People had to either take lesser cuts or go on a waiting list for the best ones.

Timmermann believes that education and the rightness of the organic philosophy will attract more people to organic products.

But she said that progress would not be fast in Germany, where organics had taken a different route to Britain, where its popularity was fostered by big supermarket chains.

Organic products in Germany were sold mostly through speciality shops like her own.

In France, where organic farms occupy 1.3 per cent of agricultural land, organic products were also hard to find on supermarket shelves.

But from a low base the market had been growing by around 20 per cent a year since 1994 and this had encouraged the Ministry of Agriculture and Fisheries to set up a long-term plan for the development of organic farming.

This aimed to have one million ha and 25,000 producers in place by 2005. There are about 735,000 farms in France on 33.4 million ha.
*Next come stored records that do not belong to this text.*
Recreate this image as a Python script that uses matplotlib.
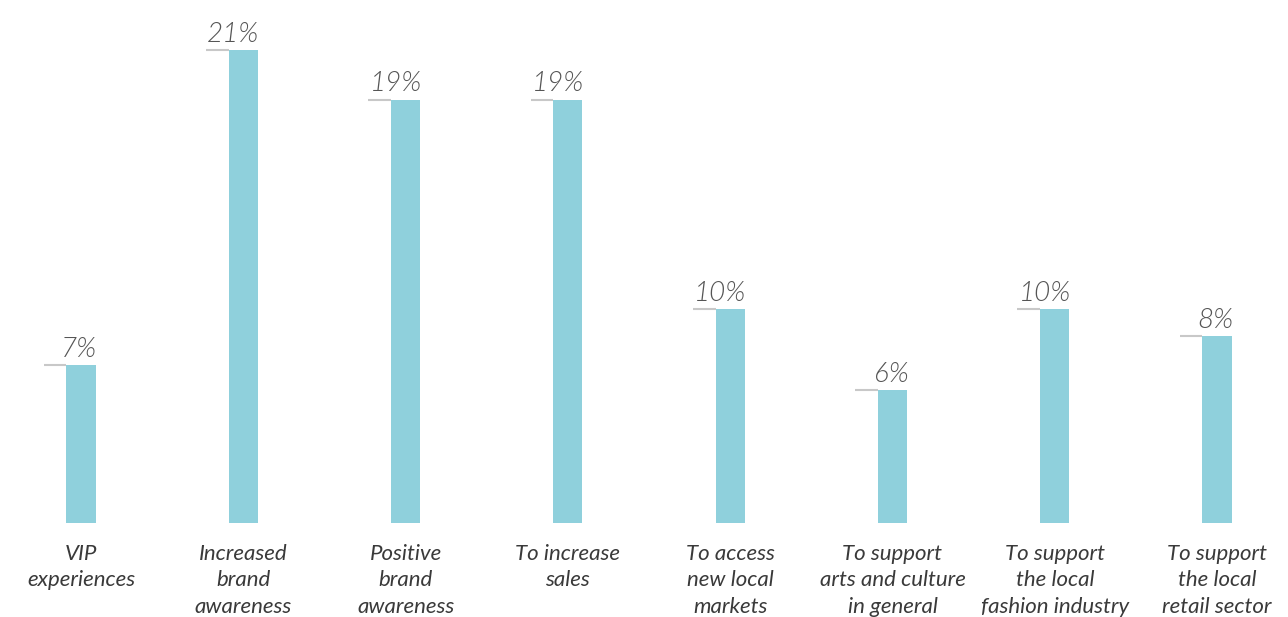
import matplotlib
matplotlib.use("Agg")
import matplotlib.pyplot as plt

categories = ["VIP\nexperiences", "Increased\nbrand\nawareness", "Positive\nbrand\nawareness",
              "To increase\nsales", "To access\nnew local\nmarkets", "To support\narts and culture\nin general",
              "To support\nthe local\nfashion industry", "To support\nthe local\nretail sector"]
values = [7.0, 21.0, 18.8, 18.8, 9.5, 5.9, 9.5, 8.3]
value_labels = ["7%", "21%", "19%", "19%", "10%", "6%", "10%", "8%"]

plt.rcParams['font.family'] = ['Lato', 'DejaVu Sans']

fig = plt.figure(figsize=(12.88, 6.17), dpi=100)
ax = fig.add_axes([0, 0.1524, 1, 0.8476])
x = list(range(len(values)))
w = 0.18
ax.bar(x, values, width=w, color="#8fd0dc", zorder=2)
for xi, v, lab in zip(x, values, value_labels):
    ax.plot([xi - w / 2 - 0.14, xi - w / 2], [v, v], color="#c8c8c8", lw=1.5, zorder=1,
            solid_capstyle='butt')
    ax.text(xi + w / 2 + 0.01, v + 0.15, lab, ha='right', va='bottom', fontsize=20,
            style='italic', fontweight=300, color='#555555')
ax.set_xlim(-0.499, 7.437)
ax.set_ylim(0, 23.22)
ax.set_xticks(x)
ax.set_xticklabels(categories, fontsize=16, style='italic', color='#3a3a3a', linespacing=1.4)
ax.tick_params(axis='x', length=0, pad=15)
ax.set_yticks([])
for s in ax.spines.values():
    s.set_visible(False)
fig.savefig("out.png", dpi=100, facecolor='white')
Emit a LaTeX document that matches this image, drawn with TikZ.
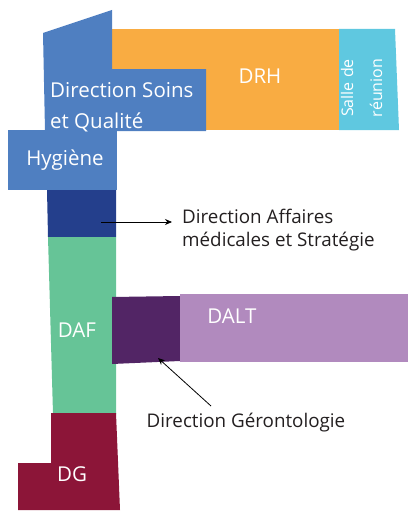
\documentclass[tikz,border=0pt]{standalone}
\usepackage{fontspec}
\setmainfont{Open Sans}
\usepackage{xcolor}
\usetikzlibrary{arrows.meta}

\definecolor{soinsblue}{HTML}{4F7FC1}
\definecolor{drhorange}{HTML}{F9AC42}
\definecolor{salleblue}{HTML}{5FC8E0}
\definecolor{affblue}{HTML}{243F8C}
\definecolor{dafgreen}{HTML}{66C497}
\definecolor{gerpurple}{HTML}{522565}
\definecolor{daltpurple}{HTML}{B18ABE}
\definecolor{dgred}{HTML}{8C1538}
\definecolor{labelgrey}{HTML}{231F20}

\tikzset{
    roomlabel/.style={text=white, font=\fontsize{20.5}{24}\selectfont, inner sep=0pt},
    smallroom/.style={roomlabel, font=\fontsize{16}{19}\selectfont, rotate=90},
    sidelabel/.style={text=labelgrey, font=\fontsize{18.8}{23}\selectfont, inner sep=0pt, align=left},
    pointer/.style={-{Stealth[length=7pt,width=6pt]}, thick, black}
}

\begin{document}
\begin{tikzpicture}[x=1pt, y=-1pt]
    \useasboundingbox (0,0) rectangle (408,511);
    % rooms
    \fill[drhorange] (112,29) rectangle (339,130);
    \fill[salleblue] (339,29) -- (395,29) -- (399,130) -- (339,130) -- cycle;
    \fill[soinsblue] (43,33) -- (112,10) -- (112,69) -- (206,69) -- (206,131) -- (45,131) -- cycle;
    \fill[soinsblue] (8,130) rectangle (117,190);
    \fill[affblue] (47,190) -- (116,190) -- (116,237) -- (48,237) -- cycle;
    \fill[dafgreen] (48,237) -- (116,237) -- (116,414) -- (53,414) -- cycle;
    \fill[gerpurple] (112,297) -- (180,296) -- (180,361) -- (112,364) -- cycle;
    \fill[daltpurple] (180,294) rectangle (408,362);
    \fill[dgred] (51,413) -- (116,413) -- (120,510) -- (18,510) -- (18,463) -- (51,463) -- cycle;

    % room names
    \node[roomlabel, anchor=west] (soins1) at (50,90) {Direction Soins};
    \node[roomlabel, anchor=west] (soins2) at (50,122) {et Qualité};
    \node[roomlabel] (drh) at (260,76) {DRH};
    \node[smallroom] (salle1) at (347,88) {Salle de};
    \node[smallroom] (salle2) at (376,88) {réunion};
    \node[roomlabel] (hyg) at (65,160) {Hygiène};
    \node[roomlabel] (daf) at (77,330) {DAF};
    \node[roomlabel] (dalt) at (232,316) {DALT};
    \node[roomlabel] (dg) at (72,474) {DG};

    % outside labels
    \node[sidelabel, anchor=west] (aff) at (182,230) {Direction Affaires\\médicales et Stratégie};
    \node[sidelabel] (ger) at (246,423) {Direction Gérontologie};

    \coordinate (affpt) at (101,222);
    \coordinate (affend) at (172,222);
    \coordinate (gerpt) at (158,358);
    \coordinate (gerfoot) at (211,406);
    \draw[pointer] (affpt) -- (affend);
    \draw[pointer] (gerfoot) -- (gerpt);
\end{tikzpicture}
\end{document}
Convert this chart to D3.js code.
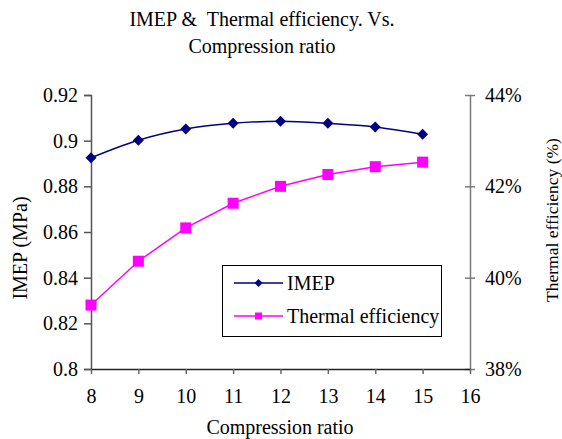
<!DOCTYPE html>
<html>
<head>
<meta charset="utf-8">
<script src="https://cdn.jsdelivr.net/npm/d3@7"></script>
<style>
  html, body { margin: 0; padding: 0; background: #fff; }
  svg { display: block; font-family: "Liberation Serif", serif; }
</style>
</head>
<body>
<svg id="chart" width="562" height="439"></svg>
<script>
// Compression ratio on the x axis
const ratios = [8, 9, 10, 11, 12, 13, 14, 15];
// Indicated mean effective pressure, MPa
const imep = [0.8925, 0.9002, 0.9051, 0.9076, 0.9085, 0.9076, 0.906, 0.9028];
// Brake thermal efficiency, percent
const thermal = [39.4, 40.36, 41.09, 41.63, 42.0, 42.26, 42.43, 42.53];

const xTicks = [8, 9, 10, 11, 12, 13, 14, 15, 16];
const leftTicks = [0.8, 0.82, 0.84, 0.86, 0.88, 0.9, 0.92];
const rightTicks = [38, 40, 42, 44];

const titleLines = ["IMEP &  Thermal efficiency. Vs.", "Compression ratio"];
const seriesNames = ["IMEP", "Thermal efficiency"];

const FONT = "Liberation Serif";
const fontSize = 20;

const svg = d3.select("#chart");

const plot = { left: 91, right: 470, top: 95, bottom: 369 };

const x = d3.scaleLinear().domain([8, 16]).range([plot.left, plot.right]);
const yL = d3.scaleLinear().domain([0.8, 0.92]).range([plot.bottom, plot.top]);
const yR = d3.scaleLinear().domain([38, 44]).range([plot.bottom, plot.top]);

const styleText = sel => sel
  .attr("font-family", FONT)
  .attr("font-size", fontSize)
  .attr("fill", "#000");

// Title
svg.append("g").selectAll("text").data(titleLines).join("text")
  .attr("x", 262)
  .attr("y", (d, i) => 26 + i * 27)
  .attr("text-anchor", "middle")
  .style("white-space", "pre")
  .call(styleText)
  .text(d => d);

// Left axis
const leftAxis = d3.axisLeft(yL).tickValues(leftTicks)
  .tickFormat(d => String(+d.toFixed(2))).tickSize(7).tickPadding(6);
const gL = svg.append("g").attr("transform", `translate(${plot.left},0)`).call(leftAxis);
gL.attr("font-family", FONT);
gL.select(".domain").attr("stroke", "#555").attr("stroke-width", 1.5);
gL.selectAll(".tick line").attr("stroke", "#555").attr("stroke-width", 1.5);
gL.selectAll(".tick text").call(styleText);

// Right axis with ticks crossing the line
const rightAxis = d3.axisRight(yR).tickValues(rightTicks)
  .tickFormat(d => d + "%").tickSizeInner(5).tickSizeOuter(0).tickPadding(10);
const gR = svg.append("g").attr("transform", `translate(${plot.right},0)`).call(rightAxis);
gR.attr("font-family", FONT);
gR.select(".domain").attr("stroke", "#7a7a7a").attr("stroke-width", 1.5);
gR.selectAll(".tick line").attr("stroke", "#7a7a7a").attr("stroke-width", 1.5).attr("x1", -5);
gR.selectAll(".tick text").call(styleText);

// Bottom axis
const bottomAxis = d3.axisBottom(x).tickValues(xTicks).tickFormat(d3.format("d"))
  .tickSize(5).tickSizeOuter(0).tickPadding(15);
const gB = svg.append("g").attr("transform", `translate(0,${plot.bottom})`).call(bottomAxis);
gB.attr("font-family", FONT);
gB.select(".domain").attr("stroke", "#222").attr("stroke-width", 1.5);
gB.selectAll(".tick line").attr("stroke", "#666").attr("stroke-width", 1.5);
gB.selectAll(".tick text").call(styleText);

// Axis titles
svg.append("text")
  .attr("x", 280).attr("y", 434)
  .attr("text-anchor", "middle")
  .call(styleText)
  .text("Compression ratio");

svg.append("text")
  .attr("transform", "translate(27,248) rotate(-90)")
  .attr("text-anchor", "middle")
  .call(styleText)
  .text("IMEP (MPa)");

svg.append("text")
  .attr("transform", "translate(558,220) rotate(-90)")
  .attr("text-anchor", "middle")
  .call(styleText)
  .attr("font-size", 17.5)
  .text("Thermal efficiency (%)");

// Series data
const imepPts = ratios.map((r, i) => ({ x: r, y: imep[i] }));
const thermPts = ratios.map((r, i) => ({ x: r, y: thermal[i] }));

const imepColor = "#000080";
const thermColor = "#ff00ff";

// Thermal efficiency line and square markers
svg.append("path")
  .datum(thermPts)
  .attr("fill", "none")
  .attr("stroke", thermColor)
  .attr("stroke-width", 1.5)
  .attr("d", d3.line().x(d => x(d.x)).y(d => yR(d.y)));

svg.append("g").selectAll("rect").data(thermPts).join("rect")
  .attr("x", d => x(d.x) - 5.5)
  .attr("y", d => yR(d.y) - 5.5)
  .attr("width", 11).attr("height", 11)
  .attr("fill", thermColor);

// IMEP smoothed line and diamond markers
svg.append("path")
  .datum(imepPts)
  .attr("fill", "none")
  .attr("stroke", imepColor)
  .attr("stroke-width", 1.5)
  .attr("d", d3.line().curve(d3.curveCatmullRom.alpha(0.5)).x(d => x(d.x)).y(d => yL(d.y)));

const diamond = (cx, cy, r) => `M${cx},${cy - r}L${cx + r},${cy}L${cx},${cy + r}L${cx - r},${cy}Z`;

svg.append("g").selectAll("path").data(imepPts).join("path")
  .attr("d", d => diamond(x(d.x), yL(d.y), 5.5))
  .attr("fill", imepColor);

// Legend
const legend = svg.append("g");
legend.append("rect")
  .attr("x", 222.5).attr("y", 265.5)
  .attr("width", 219).attr("height", 71)
  .attr("fill", "#fff").attr("stroke", "#000").attr("stroke-width", 1);

const legendRows = [
  { name: seriesNames[0], color: imepColor, y: 283, shape: "diamond" },
  { name: seriesNames[1], color: thermColor, y: 316, shape: "square" }
];

legendRows.forEach(row => {
  legend.append("line")
    .attr("x1", 234).attr("x2", 283)
    .attr("y1", row.y).attr("y2", row.y)
    .attr("stroke", row.color).attr("stroke-width", 1.5);
  if (row.shape === "diamond") {
    legend.append("path").attr("d", diamond(258.5, row.y, 4)).attr("fill", row.color);
  } else {
    legend.append("rect")
      .attr("x", 255).attr("y", row.y - 3.5)
      .attr("width", 7).attr("height", 7).attr("fill", row.color);
  }
  legend.append("text")
    .attr("x", 287).attr("y", row.y + 7)
    .call(styleText)
    .text(row.name);
});
</script>
</body>
</html>
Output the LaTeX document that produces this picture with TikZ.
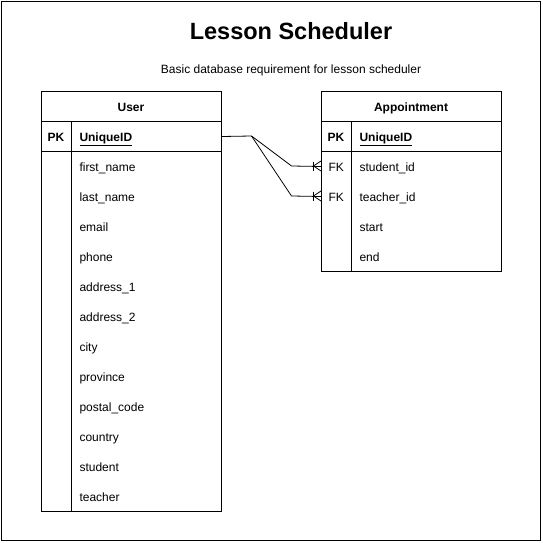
\documentclass[tikz,border=0pt]{standalone}
\usepackage{fontspec}
\setmainfont{Liberation Sans}
\begin{document}
\begin{tikzpicture}[x=1pt,y=-1pt,line width=1pt,
  txt/.style={font=\fontsize{12}{14}\selectfont, inner sep=0pt, anchor=base west},
  pk/.style={font=\fontsize{12}{14}\selectfont\bfseries, inner sep=0pt, anchor=base},
  hdr/.style={font=\fontsize{12}{14}\selectfont\bfseries, inner sep=0pt, anchor=base},
  tbl/.style={draw, anchor=north west, inner sep=0pt, minimum width=180pt},
  rowbox/.style={anchor=north west, inner sep=0pt, minimum width=180pt, minimum height=30pt},
  rel/.style={line width=0.8pt}]
\useasboundingbox (0,0) rectangle (543,543);
\draw[line width=0.8pt] (1.5,1.5) rectangle (540.5,540.5);
\node[font=\fontsize{23.5}{26}\selectfont\bfseries, inner sep=0pt, anchor=base] (title) at (291,40) {Lesson Scheduler};
\node[font=\fontsize{12}{14}\selectfont, inner sep=0pt, anchor=base] (sub) at (291,74) {Basic database requirement for lesson scheduler};
% User table
\node[tbl, minimum height=420pt] (user) at (41,91) {};
\draw (41,121) -- (221,121) (41,151) -- (221,151) (71,121) -- (71,511);
\node[hdr] (uh) at (131,111.3) {User};
\node[rowbox] (upkrow) at (41,121) {};
\node[pk] (upk) at (56,141.3) {PK};
\node[txt, font=\fontsize{12}{14}\selectfont\bfseries] (uid) at (79,141.3) {\underline{UniqueID}};
\foreach \t [count=\i] in {first\_name,last\_name,email,phone,address\_1,address\_2,city,province,postal\_code,country,student,teacher}
  \node[txt] (u\i) at (79,{141.3+30*\i}) {\t};
% Appointment table
\node[tbl, minimum height=180pt] (appt) at (321,91) {};
\draw (321,121) -- (501,121) (321,151) -- (501,151) (351,121) -- (351,271);
\node[hdr] (ah) at (411,111.3) {Appointment};
\node[pk] (apk) at (336,141.3) {PK};
\node[txt, font=\fontsize{12}{14}\selectfont\bfseries] (aid) at (359,141.3) {\underline{UniqueID}};
\node[rowbox] (arow1) at (321,151) {};
\node[rowbox] (arow2) at (321,181) {};
\node[txt] (fk1) at (328,171.3) {FK};
\node[txt] (fk2) at (328,201.3) {FK};
\node[txt] (a1) at (359,171.3) {student\_id};
\node[txt] (a2) at (359,201.3) {teacher\_id};
\node[txt] (a3) at (359,231.3) {start};
\node[txt] (a4) at (359,261.3) {end};
% relations
\coordinate (j) at (251.5,136);
\coordinate (k1) at (291.5,166);
\coordinate (k2) at (291.5,196);
\draw[rel] (upkrow.east) -- (j) -- (k1) -- (arow1.west);
\draw[rel] (j) -- (k2) -- (arow2.west);
\foreach \y in {166,196}{
  \draw[rel] (313.5,\y-4.5) -- (313.5,\y+4.5);
  \draw[rel] (321,\y-5) -- (313.5,\y) -- (321,\y+5);
}
\end{tikzpicture}
\end{document}
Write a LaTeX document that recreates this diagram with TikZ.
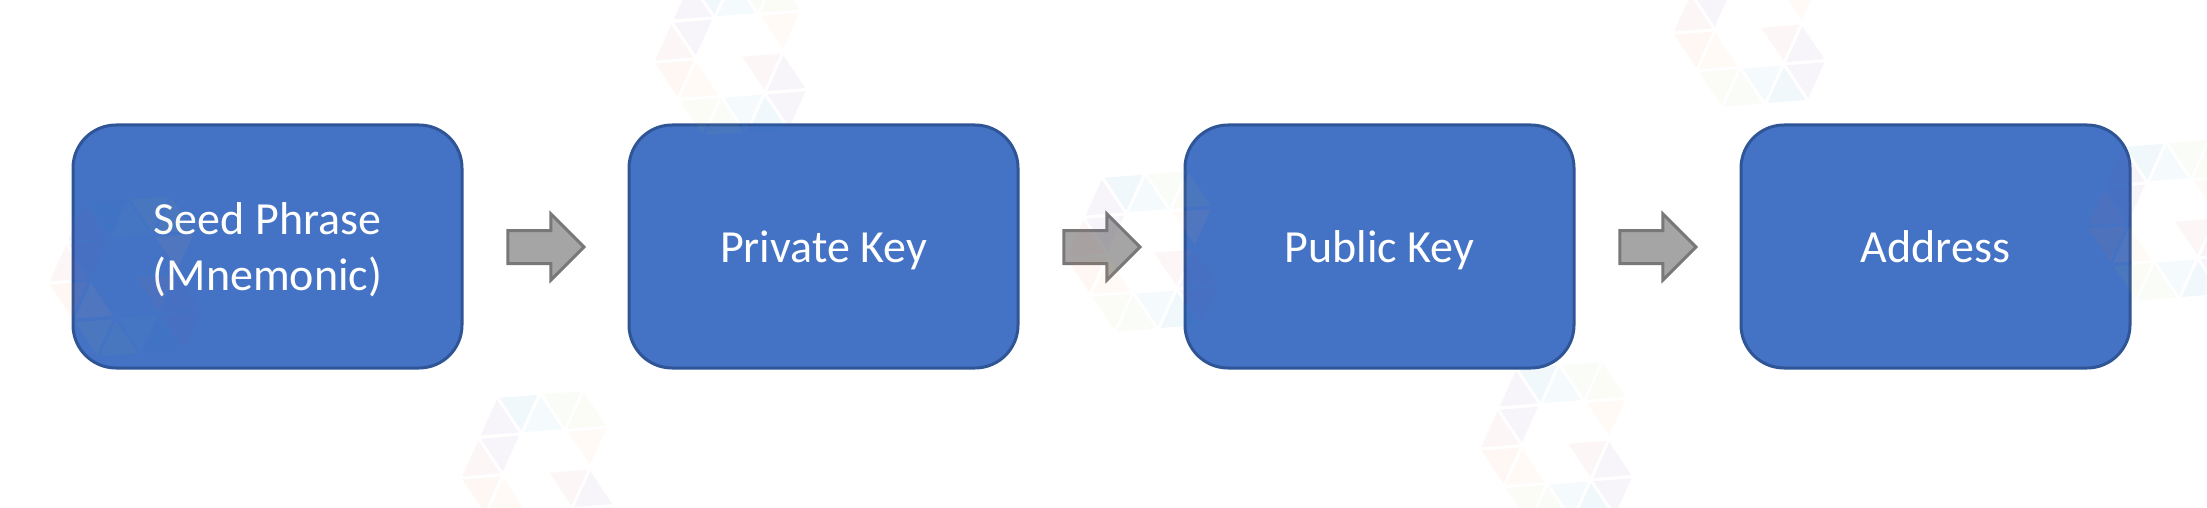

The average farm size is 40ha.

French organic farmers also get higher subsidies because their operations meet sustainability criteria.

Daniel and Francoise Delmotte are organic dairy and crop farmers on 80ha in the Loire Valley, about 300km southwest of Paris.

Their conventional farming of around 40 cows was beginning to prove uneconomic until they were allocated more milk quota, allowing them to raise numbers of their herd to 48 cows, but he was unhappy at his lack of control over the enterprise.

He turned to organic farming in 1992, encouraged by the proximity of a ready market in the city of Tours, 15km away, and got state support for the two-year transition phase.

Delmotte, too, has found a high-paying niche market for his products, selling unpasteurised milk in speciality shops for up to five times the price it would get from the local dairy co-operative.

It was more motivating to be farming organically and selling the milk, yoghurt and cheese from the farm in shops and farmer markets, which gave him some independence from bureaucracy, he said.

Like his German counterparts he also believes it is important that he is bringing townsfolk closer to the country.

That was a good way to introduce people to farm-life, which had got a bad image as a result of the European Union's Common Agriculture Policy handouts to farmers.